Acquisitions · Strategy

Why do big companies buy startups? What are the motivators behind exits?

Dimitry Rotstein Founder at Miranor

August 9th, 2016

Personally, I prefer an early exit strategy, and within such strategy I believe it's important to tailor your startup to the expectations of a potential acquirer from day one. To achieve this, it's crucial to understand the acquirer's motivations and adjust your strategy accordingly. So here are a few motivations that I know of:

1. "Equi-hire" - buying a startup just for its workforce (the startup itself is typically closed down and its products are discontinued). The appropriate exit strategy would emphasize building the best team with as much relevant talent as possible (which is a good idea in any case, but still).

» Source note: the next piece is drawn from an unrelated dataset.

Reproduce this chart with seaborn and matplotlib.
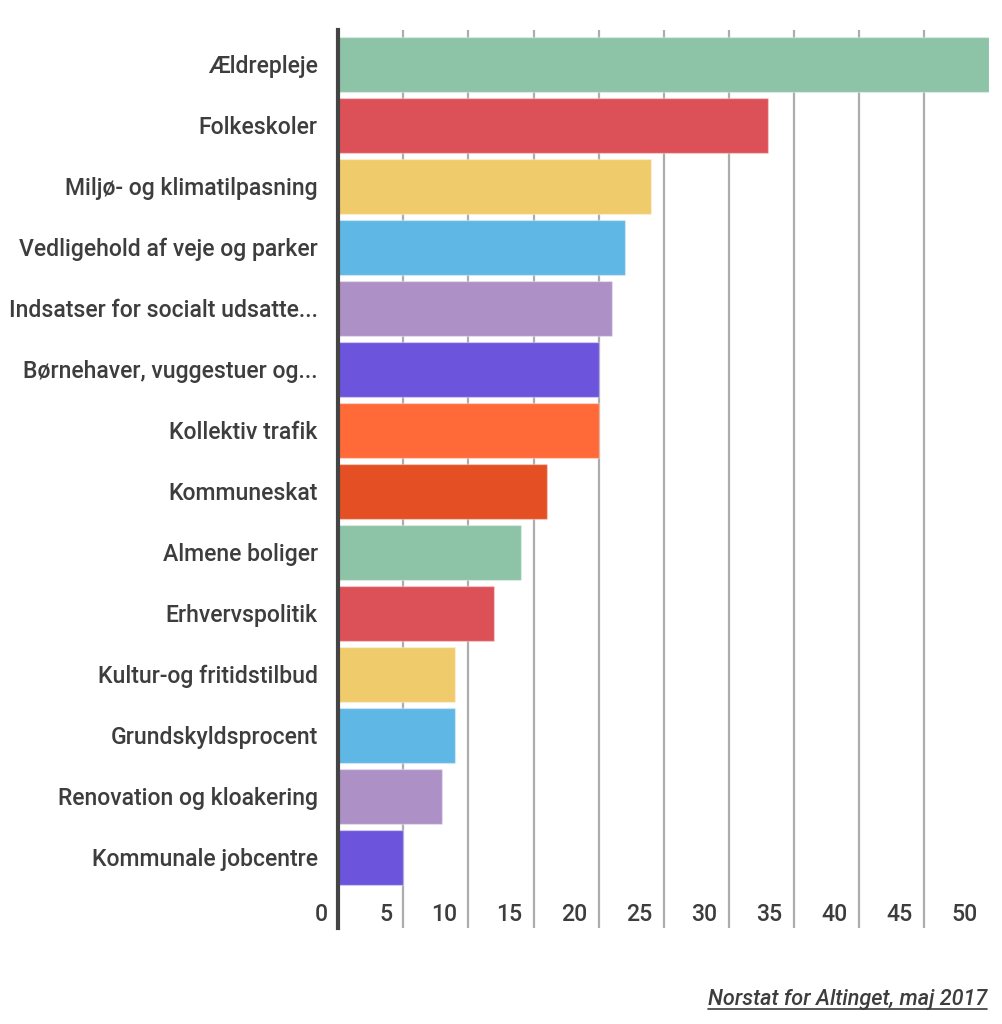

2. "Mining" - buying a startup to get its non-HR resources: client base, client data, IP, brand, or technology (but not its cash - that would be stupid). The startup is usually gutted and re-sold for scrap (a-la Motorola, even though that wasn't a startup). The exit strategy would emphasize growing patent portfolio, the following, crowd-sourcing, or building a truly innovative technology, even at the expense of profit. In the case of building innovative technology, the strategy may even involve getting a seed investment from a potential acquirer.

3. "Competicide" - buying a startup because it's a potential threat. The strategy would involve positioning yourself right in the path of a potential acquirer and (pretending to) be more successful than the numbers warrant.

4. "Competigeddon" - buying a startup so that no one else would have it (a-la Waze). The strategy would be to position yourself in a market segment with 2 or more big competitors of comparable strength and get them to bid against each other.

5. "Rev-up" - buying a startup for its future revenues. The acquirer would typically be a stagnating company seeking to revitalize itself (without working hard). The exit strategy is to emphasize revenue growth (even at the expense of profit or equity), making it (seem) exponential, or at least create an impression that it might become exponential, especially if utilizing the resources of a big company.


Can you think of anything else?

Which of these, would you say, occur more frequently than others?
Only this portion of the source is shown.